**** Given records ****

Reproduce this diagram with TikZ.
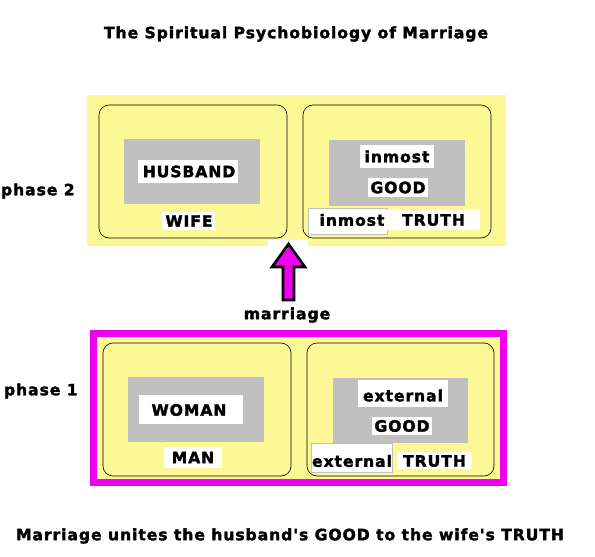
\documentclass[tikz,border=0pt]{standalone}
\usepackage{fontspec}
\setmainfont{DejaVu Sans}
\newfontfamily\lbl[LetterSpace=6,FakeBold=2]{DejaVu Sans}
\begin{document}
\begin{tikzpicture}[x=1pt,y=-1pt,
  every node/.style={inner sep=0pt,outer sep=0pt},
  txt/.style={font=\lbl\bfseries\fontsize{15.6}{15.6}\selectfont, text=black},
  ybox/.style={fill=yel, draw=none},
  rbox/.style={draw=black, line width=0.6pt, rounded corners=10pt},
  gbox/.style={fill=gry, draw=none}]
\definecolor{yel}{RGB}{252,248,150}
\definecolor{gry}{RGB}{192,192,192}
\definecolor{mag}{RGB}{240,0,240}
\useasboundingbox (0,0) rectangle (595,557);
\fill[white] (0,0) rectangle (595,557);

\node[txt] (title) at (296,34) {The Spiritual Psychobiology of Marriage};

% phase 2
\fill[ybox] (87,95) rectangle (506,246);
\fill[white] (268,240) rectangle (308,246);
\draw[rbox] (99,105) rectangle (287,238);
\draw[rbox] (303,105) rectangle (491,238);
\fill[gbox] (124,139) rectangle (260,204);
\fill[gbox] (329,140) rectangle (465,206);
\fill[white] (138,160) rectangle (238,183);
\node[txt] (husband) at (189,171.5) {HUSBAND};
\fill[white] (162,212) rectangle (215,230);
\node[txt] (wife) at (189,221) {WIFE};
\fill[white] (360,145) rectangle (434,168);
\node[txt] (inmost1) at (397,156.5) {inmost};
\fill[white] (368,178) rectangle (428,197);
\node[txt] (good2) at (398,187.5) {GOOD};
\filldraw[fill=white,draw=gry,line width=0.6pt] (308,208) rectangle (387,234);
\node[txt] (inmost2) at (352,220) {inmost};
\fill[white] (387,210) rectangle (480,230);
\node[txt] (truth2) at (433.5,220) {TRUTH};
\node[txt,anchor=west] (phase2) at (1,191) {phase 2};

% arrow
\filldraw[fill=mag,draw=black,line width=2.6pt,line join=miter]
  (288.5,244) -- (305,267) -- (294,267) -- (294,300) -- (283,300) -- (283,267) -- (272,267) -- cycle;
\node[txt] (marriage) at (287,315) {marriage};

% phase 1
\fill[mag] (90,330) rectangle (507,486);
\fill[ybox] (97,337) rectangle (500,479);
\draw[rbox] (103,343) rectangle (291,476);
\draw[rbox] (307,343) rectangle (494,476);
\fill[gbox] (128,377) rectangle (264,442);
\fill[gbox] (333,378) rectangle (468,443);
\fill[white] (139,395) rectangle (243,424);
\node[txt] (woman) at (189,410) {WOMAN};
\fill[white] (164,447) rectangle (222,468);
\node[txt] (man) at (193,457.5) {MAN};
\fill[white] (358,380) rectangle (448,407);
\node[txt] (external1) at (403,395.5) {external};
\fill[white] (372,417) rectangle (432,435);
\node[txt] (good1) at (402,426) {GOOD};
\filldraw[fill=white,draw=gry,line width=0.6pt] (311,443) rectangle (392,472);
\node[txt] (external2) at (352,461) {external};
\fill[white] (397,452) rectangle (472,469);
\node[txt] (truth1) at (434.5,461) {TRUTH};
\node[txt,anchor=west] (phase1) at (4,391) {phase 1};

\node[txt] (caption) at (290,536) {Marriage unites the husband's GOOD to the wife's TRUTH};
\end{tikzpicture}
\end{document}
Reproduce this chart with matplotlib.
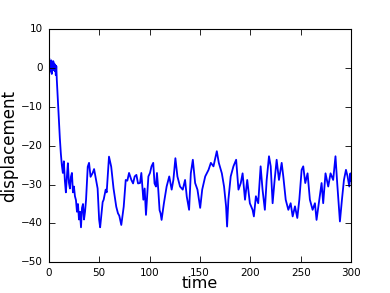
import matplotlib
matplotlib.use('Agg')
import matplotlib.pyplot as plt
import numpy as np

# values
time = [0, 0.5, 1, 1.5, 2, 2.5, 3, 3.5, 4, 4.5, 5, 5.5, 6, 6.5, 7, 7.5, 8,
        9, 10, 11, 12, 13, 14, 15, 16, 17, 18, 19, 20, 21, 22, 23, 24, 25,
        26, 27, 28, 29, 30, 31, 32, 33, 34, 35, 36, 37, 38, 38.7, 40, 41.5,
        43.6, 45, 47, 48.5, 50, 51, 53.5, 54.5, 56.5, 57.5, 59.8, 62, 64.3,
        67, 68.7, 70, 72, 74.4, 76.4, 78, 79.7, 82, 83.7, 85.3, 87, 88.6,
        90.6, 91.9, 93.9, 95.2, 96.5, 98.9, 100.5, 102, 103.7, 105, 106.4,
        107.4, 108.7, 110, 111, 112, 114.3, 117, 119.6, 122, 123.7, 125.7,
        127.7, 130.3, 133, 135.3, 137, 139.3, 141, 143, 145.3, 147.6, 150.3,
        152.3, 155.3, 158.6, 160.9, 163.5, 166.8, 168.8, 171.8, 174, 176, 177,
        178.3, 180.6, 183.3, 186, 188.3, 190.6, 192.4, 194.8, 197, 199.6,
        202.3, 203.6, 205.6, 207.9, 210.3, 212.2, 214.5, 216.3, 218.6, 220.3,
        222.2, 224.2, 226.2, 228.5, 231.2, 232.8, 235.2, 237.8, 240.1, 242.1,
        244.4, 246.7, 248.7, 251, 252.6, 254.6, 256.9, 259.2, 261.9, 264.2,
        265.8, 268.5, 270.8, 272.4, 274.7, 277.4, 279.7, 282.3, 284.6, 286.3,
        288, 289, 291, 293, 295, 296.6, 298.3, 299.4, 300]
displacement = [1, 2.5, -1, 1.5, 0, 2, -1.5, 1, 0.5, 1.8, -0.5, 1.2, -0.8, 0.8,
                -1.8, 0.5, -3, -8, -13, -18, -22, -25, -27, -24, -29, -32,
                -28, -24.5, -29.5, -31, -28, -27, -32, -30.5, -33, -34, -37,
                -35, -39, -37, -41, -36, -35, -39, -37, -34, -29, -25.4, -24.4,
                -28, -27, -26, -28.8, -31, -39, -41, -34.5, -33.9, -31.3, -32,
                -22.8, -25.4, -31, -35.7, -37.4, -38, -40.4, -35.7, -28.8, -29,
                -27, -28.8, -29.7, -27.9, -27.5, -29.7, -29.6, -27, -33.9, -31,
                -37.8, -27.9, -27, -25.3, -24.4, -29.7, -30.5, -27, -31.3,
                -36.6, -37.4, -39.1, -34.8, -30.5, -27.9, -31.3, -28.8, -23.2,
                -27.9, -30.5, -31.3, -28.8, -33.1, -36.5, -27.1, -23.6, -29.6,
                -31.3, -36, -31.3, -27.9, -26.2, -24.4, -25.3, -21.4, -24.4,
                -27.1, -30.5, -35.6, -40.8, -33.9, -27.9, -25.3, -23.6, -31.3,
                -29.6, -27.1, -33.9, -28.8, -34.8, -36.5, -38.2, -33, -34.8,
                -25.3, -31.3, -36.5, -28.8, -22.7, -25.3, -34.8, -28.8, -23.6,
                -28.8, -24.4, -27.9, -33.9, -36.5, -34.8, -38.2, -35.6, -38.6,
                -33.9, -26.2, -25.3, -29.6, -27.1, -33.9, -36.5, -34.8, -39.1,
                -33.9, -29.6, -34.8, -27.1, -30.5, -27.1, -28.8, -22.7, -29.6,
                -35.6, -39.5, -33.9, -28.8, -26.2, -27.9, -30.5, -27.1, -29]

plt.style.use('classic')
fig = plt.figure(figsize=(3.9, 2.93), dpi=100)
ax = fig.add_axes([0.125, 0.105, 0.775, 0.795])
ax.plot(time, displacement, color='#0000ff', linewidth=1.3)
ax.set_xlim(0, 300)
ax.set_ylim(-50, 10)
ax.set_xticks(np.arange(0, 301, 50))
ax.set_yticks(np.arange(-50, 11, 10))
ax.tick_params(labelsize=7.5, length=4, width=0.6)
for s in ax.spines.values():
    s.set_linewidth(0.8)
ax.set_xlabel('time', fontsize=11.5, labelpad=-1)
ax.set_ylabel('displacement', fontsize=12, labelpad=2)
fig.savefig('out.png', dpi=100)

****

Work to do: Quote the records above exactly, from the first line through the line containing "(phase2) at (1,191)", and leave out the pictures.

Exercise solution:
Reproduce this diagram with TikZ.
\documentclass[tikz,border=0pt]{standalone}
\usepackage{fontspec}
\setmainfont{DejaVu Sans}
\newfontfamily\lbl[LetterSpace=6,FakeBold=2]{DejaVu Sans}
\begin{document}
\begin{tikzpicture}[x=1pt,y=-1pt,
  every node/.style={inner sep=0pt,outer sep=0pt},
  txt/.style={font=\lbl\bfseries\fontsize{15.6}{15.6}\selectfont, text=black},
  ybox/.style={fill=yel, draw=none},
  rbox/.style={draw=black, line width=0.6pt, rounded corners=10pt},
  gbox/.style={fill=gry, draw=none}]
\definecolor{yel}{RGB}{252,248,150}
\definecolor{gry}{RGB}{192,192,192}
\definecolor{mag}{RGB}{240,0,240}
\useasboundingbox (0,0) rectangle (595,557);
\fill[white] (0,0) rectangle (595,557);

\node[txt] (title) at (296,34) {The Spiritual Psychobiology of Marriage};

% phase 2
\fill[ybox] (87,95) rectangle (506,246);
\fill[white] (268,240) rectangle (308,246);
\draw[rbox] (99,105) rectangle (287,238);
\draw[rbox] (303,105) rectangle (491,238);
\fill[gbox] (124,139) rectangle (260,204);
\fill[gbox] (329,140) rectangle (465,206);
\fill[white] (138,160) rectangle (238,183);
\node[txt] (husband) at (189,171.5) {HUSBAND};
\fill[white] (162,212) rectangle (215,230);
\node[txt] (wife) at (189,221) {WIFE};
\fill[white] (360,145) rectangle (434,168);
\node[txt] (inmost1) at (397,156.5) {inmost};
\fill[white] (368,178) rectangle (428,197);
\node[txt] (good2) at (398,187.5) {GOOD};
\filldraw[fill=white,draw=gry,line width=0.6pt] (308,208) rectangle (387,234);
\node[txt] (inmost2) at (352,220) {inmost};
\fill[white] (387,210) rectangle (480,230);
\node[txt] (truth2) at (433.5,220) {TRUTH};
\node[txt,anchor=west] (phase2) at (1,191) {phase 2};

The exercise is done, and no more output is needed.